2004.10.02 – MINE TUNNELS IN AREA AMONG RIVER POLLUTERS
MINE TUNNELS IN AREA AMONG RIVER POLLUTERS
By Alan Gregory
The Standard-Speaker, © 2004
October 2, 1004
USA – Sprawl, pollution, loss of farmland and tainted runoff from abandoned mines are among the key factors influencing the health of the Lehigh River, according to a thick report released by a Lehigh County-based conservation group.
And six of the eight mine drainage tunnels affecting the quality of the river’s water are in the Hazleton area, the report notes.
Acid mine drainage is just one of several sources of pollution harming the river. Others include tainted runoff from parking lots and roadways and stormwater carrying nutrients off farmland.
Communities and businesses up and down the 103-mile-long river are dependent on the Lehigh, said Tom Kerr, president of the Wildlands Conservancy at Emmaus.
“Our long-term goal is to implement the (restoration) plan, starting right now,” Kerr said.
“It will take all we have – and more – to do it. I said before that this plan is a gift to the community, and indeed it is. There is so much to do, so many needs, that it will take the entire watershed community to complete it.”
The Quakake Tunnel in the Jeansville coal basin sends an average of 5,600 gallons per minute of acid water into Wetzel Creek in Packer Township, while the Hazle Brook overflow in the Hazleton coal basin discharges less than a quarter as much tainted water into Hazle Creek, according to the report.

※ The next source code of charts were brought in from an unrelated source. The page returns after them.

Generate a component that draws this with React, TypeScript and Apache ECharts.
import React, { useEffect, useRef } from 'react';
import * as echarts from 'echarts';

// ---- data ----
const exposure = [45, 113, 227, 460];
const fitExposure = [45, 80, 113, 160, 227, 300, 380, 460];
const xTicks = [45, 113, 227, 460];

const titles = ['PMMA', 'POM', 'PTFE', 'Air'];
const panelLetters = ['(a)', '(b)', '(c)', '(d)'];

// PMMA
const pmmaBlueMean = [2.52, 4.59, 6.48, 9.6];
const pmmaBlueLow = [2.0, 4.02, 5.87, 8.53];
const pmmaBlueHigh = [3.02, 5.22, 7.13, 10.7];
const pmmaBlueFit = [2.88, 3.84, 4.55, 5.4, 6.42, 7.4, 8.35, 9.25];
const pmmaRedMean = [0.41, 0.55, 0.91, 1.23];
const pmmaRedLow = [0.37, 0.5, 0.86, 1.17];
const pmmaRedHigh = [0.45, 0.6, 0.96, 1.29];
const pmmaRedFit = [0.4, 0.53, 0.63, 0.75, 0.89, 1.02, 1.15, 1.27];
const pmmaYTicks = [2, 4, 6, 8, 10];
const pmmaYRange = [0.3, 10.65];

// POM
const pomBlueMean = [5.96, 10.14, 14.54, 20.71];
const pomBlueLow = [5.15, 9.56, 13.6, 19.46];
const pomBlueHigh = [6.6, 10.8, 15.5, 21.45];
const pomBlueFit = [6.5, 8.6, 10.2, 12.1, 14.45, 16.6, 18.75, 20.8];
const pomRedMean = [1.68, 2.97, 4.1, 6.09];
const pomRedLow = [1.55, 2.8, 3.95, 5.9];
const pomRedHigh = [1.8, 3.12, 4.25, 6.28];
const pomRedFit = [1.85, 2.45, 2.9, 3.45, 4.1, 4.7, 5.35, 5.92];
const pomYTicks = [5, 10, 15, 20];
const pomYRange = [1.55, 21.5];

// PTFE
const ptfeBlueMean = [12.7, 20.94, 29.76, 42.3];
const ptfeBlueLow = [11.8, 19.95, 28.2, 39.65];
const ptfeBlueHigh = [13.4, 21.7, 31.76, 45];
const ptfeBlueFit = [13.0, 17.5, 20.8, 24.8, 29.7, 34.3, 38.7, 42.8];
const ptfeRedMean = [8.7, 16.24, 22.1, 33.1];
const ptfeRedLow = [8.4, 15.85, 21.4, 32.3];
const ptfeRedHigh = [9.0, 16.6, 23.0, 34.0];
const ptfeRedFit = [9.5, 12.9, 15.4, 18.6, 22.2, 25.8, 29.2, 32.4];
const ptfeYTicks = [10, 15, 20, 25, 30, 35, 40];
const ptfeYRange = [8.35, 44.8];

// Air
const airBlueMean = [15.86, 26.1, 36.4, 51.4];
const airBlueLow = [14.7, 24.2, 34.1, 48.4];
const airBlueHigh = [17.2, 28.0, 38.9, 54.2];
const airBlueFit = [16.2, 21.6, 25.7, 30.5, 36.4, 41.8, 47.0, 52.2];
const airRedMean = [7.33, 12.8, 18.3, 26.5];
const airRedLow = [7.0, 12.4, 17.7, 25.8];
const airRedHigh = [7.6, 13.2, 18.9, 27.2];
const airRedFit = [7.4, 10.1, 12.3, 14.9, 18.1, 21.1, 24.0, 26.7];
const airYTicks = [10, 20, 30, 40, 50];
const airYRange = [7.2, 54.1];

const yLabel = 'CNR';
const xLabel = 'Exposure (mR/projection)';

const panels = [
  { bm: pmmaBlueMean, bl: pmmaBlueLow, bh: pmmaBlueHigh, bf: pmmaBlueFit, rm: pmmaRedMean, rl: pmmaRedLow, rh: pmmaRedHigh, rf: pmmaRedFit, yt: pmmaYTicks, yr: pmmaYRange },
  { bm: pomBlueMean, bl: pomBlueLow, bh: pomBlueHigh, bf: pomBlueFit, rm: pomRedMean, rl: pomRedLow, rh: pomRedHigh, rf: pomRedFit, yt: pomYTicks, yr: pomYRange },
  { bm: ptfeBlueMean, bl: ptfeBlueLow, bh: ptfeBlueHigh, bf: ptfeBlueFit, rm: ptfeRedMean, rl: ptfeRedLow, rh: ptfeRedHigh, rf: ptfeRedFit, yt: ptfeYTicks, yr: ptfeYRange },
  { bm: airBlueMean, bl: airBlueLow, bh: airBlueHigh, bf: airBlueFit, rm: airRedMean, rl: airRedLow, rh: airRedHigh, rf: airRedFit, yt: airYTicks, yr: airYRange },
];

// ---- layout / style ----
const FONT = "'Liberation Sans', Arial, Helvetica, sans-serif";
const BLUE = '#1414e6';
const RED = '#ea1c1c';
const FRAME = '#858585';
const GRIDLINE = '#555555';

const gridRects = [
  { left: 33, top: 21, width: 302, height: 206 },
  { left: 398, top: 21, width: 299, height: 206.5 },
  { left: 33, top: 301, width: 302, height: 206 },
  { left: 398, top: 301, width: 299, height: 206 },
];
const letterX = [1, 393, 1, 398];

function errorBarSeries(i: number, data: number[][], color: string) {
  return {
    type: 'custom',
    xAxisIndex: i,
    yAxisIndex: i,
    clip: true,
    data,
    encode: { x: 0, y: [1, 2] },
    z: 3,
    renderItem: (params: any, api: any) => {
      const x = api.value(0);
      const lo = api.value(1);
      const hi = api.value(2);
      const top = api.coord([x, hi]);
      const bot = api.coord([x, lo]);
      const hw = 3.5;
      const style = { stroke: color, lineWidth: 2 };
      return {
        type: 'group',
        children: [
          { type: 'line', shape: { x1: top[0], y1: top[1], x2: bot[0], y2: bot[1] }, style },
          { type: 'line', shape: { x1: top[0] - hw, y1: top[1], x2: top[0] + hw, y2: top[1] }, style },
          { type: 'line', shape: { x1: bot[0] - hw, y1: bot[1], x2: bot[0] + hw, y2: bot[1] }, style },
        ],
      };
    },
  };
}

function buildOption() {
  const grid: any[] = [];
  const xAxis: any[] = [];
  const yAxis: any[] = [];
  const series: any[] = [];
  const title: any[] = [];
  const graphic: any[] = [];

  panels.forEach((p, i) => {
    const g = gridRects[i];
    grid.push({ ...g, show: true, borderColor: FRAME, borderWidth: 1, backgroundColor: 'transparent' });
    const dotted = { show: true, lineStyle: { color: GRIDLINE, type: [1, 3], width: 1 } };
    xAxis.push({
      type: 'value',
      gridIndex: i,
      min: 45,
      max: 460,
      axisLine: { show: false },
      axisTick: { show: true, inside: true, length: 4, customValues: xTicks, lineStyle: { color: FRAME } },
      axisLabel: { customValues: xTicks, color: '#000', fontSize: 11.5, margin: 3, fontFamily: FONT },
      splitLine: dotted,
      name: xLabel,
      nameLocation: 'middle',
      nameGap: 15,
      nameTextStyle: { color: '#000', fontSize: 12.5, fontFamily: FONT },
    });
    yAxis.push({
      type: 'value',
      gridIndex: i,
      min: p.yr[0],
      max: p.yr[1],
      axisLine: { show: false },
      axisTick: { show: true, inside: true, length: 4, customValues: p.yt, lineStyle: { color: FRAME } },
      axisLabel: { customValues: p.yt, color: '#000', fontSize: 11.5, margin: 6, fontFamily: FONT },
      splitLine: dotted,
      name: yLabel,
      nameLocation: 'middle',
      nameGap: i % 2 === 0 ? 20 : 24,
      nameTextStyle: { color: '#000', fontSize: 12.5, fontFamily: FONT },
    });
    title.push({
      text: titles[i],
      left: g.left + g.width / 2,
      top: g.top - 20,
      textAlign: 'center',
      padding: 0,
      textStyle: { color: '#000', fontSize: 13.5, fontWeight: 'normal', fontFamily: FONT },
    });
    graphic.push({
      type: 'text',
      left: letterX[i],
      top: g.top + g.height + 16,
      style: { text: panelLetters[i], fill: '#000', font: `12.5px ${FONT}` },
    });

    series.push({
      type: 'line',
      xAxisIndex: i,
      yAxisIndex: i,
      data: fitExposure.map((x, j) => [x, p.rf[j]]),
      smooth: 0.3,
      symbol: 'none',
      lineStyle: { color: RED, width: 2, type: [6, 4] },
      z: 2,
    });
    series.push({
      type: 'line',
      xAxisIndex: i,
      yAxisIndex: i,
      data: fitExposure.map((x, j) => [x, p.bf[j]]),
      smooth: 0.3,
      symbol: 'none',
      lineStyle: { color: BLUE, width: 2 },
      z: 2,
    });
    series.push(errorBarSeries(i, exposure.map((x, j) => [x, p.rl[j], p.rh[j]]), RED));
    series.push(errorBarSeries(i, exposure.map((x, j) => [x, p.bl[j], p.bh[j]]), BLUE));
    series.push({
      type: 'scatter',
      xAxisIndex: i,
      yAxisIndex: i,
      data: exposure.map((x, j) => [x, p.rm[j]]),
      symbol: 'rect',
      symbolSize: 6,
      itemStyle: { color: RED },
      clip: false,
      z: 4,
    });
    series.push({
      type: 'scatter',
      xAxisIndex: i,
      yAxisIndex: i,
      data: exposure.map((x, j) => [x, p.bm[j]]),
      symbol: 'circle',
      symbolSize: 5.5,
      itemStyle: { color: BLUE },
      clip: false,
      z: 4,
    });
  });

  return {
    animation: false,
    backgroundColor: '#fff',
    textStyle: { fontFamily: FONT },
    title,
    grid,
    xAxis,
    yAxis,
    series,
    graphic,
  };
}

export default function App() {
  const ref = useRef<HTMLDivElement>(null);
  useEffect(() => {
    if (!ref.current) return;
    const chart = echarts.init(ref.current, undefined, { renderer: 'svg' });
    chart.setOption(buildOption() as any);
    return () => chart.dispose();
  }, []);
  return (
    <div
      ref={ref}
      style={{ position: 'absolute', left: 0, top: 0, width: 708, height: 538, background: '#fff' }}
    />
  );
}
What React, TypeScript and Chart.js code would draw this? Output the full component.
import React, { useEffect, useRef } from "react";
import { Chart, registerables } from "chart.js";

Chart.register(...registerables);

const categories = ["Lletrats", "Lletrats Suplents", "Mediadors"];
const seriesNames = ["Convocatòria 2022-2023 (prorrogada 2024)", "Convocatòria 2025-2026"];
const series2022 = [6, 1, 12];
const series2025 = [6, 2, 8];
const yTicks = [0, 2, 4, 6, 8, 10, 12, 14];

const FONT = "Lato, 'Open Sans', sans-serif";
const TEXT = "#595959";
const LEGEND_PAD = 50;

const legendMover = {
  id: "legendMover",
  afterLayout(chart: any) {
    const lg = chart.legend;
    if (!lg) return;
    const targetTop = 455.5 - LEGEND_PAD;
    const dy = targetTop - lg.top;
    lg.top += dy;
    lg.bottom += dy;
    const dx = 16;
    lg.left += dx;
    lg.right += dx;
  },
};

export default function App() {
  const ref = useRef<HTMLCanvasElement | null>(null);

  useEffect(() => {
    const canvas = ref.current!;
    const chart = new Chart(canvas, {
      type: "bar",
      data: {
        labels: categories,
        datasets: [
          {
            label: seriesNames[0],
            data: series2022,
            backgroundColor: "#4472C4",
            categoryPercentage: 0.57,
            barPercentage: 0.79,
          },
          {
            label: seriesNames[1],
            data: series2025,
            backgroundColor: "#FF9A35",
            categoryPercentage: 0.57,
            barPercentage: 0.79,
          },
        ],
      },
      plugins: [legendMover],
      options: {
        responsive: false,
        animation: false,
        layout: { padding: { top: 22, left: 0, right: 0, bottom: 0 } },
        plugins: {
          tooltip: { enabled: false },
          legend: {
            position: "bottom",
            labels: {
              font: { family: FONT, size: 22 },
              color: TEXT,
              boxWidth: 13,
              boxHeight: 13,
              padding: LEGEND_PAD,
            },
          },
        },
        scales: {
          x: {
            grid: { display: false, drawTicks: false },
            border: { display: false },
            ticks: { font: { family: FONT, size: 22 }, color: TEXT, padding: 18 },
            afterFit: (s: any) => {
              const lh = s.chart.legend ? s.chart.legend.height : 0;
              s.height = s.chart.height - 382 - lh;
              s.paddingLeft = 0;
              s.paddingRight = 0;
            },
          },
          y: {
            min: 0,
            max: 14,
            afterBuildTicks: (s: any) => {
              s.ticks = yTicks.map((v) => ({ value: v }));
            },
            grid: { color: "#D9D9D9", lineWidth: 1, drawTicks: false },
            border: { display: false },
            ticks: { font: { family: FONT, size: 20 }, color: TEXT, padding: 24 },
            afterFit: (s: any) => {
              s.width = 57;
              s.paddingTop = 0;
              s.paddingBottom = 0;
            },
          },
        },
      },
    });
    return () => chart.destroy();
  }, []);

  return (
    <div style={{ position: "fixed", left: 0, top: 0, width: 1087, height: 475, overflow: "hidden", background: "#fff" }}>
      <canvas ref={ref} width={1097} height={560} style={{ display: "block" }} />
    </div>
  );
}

The discharge from the Buck Mountain No. 2 tunnel contains aluminum and manganese, and represents 7 percent of the acid mine load to the river.
Precipitated iron, or “yellow boy,” from water emanating from the Sandy Run mine drainage tunnel in Carbon County is so concentrated that it stains the bottom of Sandy Run, the receiving creek.
What the report characterizes as a “potent stew” is discharged to Sandy Run by the Owl Hole tunnel near Eckley Miners’ Village. It “contains the highest average level of aluminum concentration of all such discharges entering the Lehigh River.”
Debra Lermitte, director of land conservation and planning for the conservancy, said the “Lehigh River Watershed Conservation Management Plan was submitted in the spring to the state Department of Conservation and Natural Resources, the first step toward getting the river placed on the agency’s Rivers Conservation Registry.
“This placement makes the recommendations and management options listed within the plan eligible for consideration for implementation funding by DCNR in the future,” Lermitte said.
Kerr said the conservancy anticipates the agency will act soon on its petition to have the Lehigh placed on the registry.
“I can’t tell you precisely where the registry application is (in the process), but I know it’s pretty close. We’ve done everything we need to do from our side.”
There are 65 other streams already on the rivers registry. The Little Nescopeck Creek, which flows through Butler and Sugarloaf townships before entering the Nescopeck Creek in Sugarloaf, was listed on May 5, 2001, the 26th waterway to enter the registry, DCNR records show.
That stream is polluted by acid mine drainage from the Jeddo Mine Tunnel in Butler.
Streams on the registry are eligible for grants used to develop conservation plans, technical assistance and grants to assist in carrying out water quality monitoring studies, water trail feasibility studies, greenway plans and determining the status of riparian buffer zones.
The 32-mile stretch of the Lehigh between the F.E. Walter Dam and Jim Thorpe already has been designated a Pennsylvania Scenic River.
Flowing through Lehigh Gorge State Park, the river is heavily used for whitewater rafting, kayaking and canoeing and provides economic benefits to recreational business in the Jim Thorpe and White Haven areas.
Additionally, many municipalities, including Hazleton, are permitted to withdraw water from the Lehigh.
Its headwaters are located just north of Gouldsboro in Wayne County. The mouth of the Lehigh – the point where its waters enter the Delaware River, is in Easton.
Among the report’s findings:
# There are 2,006 miles of tributary streams within the Lehigh’s watershed. They include Nesquehoning Creek, Sandy Run, Mauch Chunk Creek and Mud Run, both in Carbon County.
# Only 12 subwatersheds in the Lehigh’s basin have approved stormwater management plans, according to the conservancy’s report. The report also estimates that 5 percent or 74 square miles of the Lehigh watershed are now covered with impervious surfaces, such as roads and parking lots. An estimated 63 percent of the watershed remains in forested cover.
# Fifty-five of the 108 municipalities in the watershed had comprehensive plans last year that were 10 or more years old. Another 16 had no plan.
# “Sprawl continues unabated throughout the southern portion of the Lehigh River watershed, Greenfields disappear while many brownfields – old industrial sites – go unused in our cities and older boroughs.”
# Shad have returned to the river. And a 1985 study found that a shad fishery on the Lehigh would generate $2.1 million in economic returns to local businesses along the river.
# About 566,000 people live within the watershed.
# There are 140 regulated point-source discharges, such as sewage treatment plants, within the watershed.